"Organized crime lobbies political representatives to maintain the status quo."
Tony Smith joined the Vancouver Police in 1973. He was aware that a year earlier the Le Dain committee recommended to Parliament that marijuana be legalized and then-Prime Minister Trudeau let the police know that he supported the recommendation; but Tony felt that the number of marijuana arrests did not reflect Trudeau's thinking. "I have no doubt," he says, "and indeed it was probably a consensus amongst many officers, that the only reason for many of the arrests were personal, such as the overtime pay for court appearances, which could exceed regular wages." He also witnessed that officers who concentrated only on drug issues created problems, as they were simply not available for the multitude of other issues needing their attention. He was soon assigned to the Car 86 program, in which officers collaborated with social workers to aid families in need of intervention. Here he noted that the one factor wherever violence or extreme hostile behavior was displayed was not illegal drugs, but alcohol.

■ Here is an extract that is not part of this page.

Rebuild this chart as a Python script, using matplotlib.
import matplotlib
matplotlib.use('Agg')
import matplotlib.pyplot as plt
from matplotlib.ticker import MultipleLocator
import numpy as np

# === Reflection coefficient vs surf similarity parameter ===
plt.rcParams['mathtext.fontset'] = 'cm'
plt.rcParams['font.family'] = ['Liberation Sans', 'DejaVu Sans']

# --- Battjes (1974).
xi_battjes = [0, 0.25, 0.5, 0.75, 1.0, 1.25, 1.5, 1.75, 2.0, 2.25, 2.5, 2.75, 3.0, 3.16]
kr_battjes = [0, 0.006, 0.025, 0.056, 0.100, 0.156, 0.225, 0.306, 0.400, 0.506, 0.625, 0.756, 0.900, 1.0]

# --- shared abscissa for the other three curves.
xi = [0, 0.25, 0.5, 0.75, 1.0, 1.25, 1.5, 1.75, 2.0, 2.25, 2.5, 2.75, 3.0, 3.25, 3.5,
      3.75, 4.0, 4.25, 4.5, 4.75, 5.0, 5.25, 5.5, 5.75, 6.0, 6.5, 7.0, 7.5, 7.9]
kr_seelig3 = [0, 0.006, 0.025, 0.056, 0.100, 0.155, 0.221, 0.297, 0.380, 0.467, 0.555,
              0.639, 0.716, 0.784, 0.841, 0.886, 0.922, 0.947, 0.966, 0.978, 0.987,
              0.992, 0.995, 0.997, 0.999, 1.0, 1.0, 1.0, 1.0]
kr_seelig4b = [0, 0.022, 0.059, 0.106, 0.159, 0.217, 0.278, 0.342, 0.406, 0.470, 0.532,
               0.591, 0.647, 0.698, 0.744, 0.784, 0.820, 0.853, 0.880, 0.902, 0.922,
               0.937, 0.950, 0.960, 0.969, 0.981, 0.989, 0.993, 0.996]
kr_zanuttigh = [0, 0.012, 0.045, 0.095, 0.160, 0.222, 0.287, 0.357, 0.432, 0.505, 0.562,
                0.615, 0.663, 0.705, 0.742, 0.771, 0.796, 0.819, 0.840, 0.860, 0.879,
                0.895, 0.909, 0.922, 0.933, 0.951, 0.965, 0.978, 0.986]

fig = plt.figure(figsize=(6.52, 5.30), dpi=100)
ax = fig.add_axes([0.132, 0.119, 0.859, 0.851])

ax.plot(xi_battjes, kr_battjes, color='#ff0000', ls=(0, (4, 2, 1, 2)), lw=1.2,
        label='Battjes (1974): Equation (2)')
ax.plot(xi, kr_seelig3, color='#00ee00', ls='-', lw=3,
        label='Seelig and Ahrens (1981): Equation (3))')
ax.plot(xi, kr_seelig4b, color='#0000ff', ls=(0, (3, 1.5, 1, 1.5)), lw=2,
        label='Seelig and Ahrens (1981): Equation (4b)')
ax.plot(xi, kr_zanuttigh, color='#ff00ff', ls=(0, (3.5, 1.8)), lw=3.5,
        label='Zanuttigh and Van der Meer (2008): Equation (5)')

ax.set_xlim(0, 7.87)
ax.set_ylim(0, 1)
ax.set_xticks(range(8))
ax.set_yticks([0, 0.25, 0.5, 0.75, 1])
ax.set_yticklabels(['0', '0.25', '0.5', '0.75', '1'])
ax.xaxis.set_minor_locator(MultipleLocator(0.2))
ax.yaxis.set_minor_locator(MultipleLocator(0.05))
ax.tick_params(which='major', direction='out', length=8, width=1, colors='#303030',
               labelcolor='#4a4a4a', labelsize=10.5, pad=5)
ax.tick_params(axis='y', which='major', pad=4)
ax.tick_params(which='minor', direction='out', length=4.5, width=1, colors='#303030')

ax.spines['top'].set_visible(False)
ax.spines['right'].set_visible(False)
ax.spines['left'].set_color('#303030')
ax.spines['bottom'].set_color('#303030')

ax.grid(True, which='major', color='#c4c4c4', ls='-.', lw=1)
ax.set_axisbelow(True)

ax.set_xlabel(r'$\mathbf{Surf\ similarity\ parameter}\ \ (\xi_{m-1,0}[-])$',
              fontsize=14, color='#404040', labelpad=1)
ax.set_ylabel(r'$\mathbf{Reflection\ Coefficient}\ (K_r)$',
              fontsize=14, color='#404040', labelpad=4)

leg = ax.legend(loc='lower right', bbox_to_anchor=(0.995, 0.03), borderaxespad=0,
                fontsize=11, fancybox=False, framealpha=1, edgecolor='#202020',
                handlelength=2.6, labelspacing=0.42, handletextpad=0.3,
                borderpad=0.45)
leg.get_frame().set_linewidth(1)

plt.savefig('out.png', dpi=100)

Another of Tony's assignments was the Pawnshop Squad, where he noticed that in most pawnshops at least 90% of the goods were stolen - most by addicts who would quickly take their money to drug dealers waiting just outside the doors. "Hence, a $200 dollar a day habit cost the public at least $2,000 in thefts." But as an investigating officer in numerous drug-overdose deaths, Tony witnessed a price far greater. "Having always been cast as criminals by society," he observes, "they never had a chance to escape. I'm sure their drug suppliers had no motivation to get them help as their addiction progressed. But maybe if the drugs had been medically prescribed, counseling would have been available."
Based on his 28 years of service, Tony's greatest concern is the enormous amount of money pouring into criminal organizations via prohibitionism. "It would be interesting to track the millions of dollars contributed to political campaigns from these sources," he says. Additionally, Tony has had the opportunity to travel the world extensively, giving him a chance to appreciate the global impact of our drug policies. "The approach of the DEA in Central and South America is turning those regions strongly against the US," he relates. "Just look at the recent elections in Bolivia and US relations with Venezuela. Mexico is in an even worse state. The government has no control, while drugs pay the bills for so many. And who fuels the market? The addicts in Canada and the US." These fruits of the "War on Drugs" are what prompted Tony to join LEAP.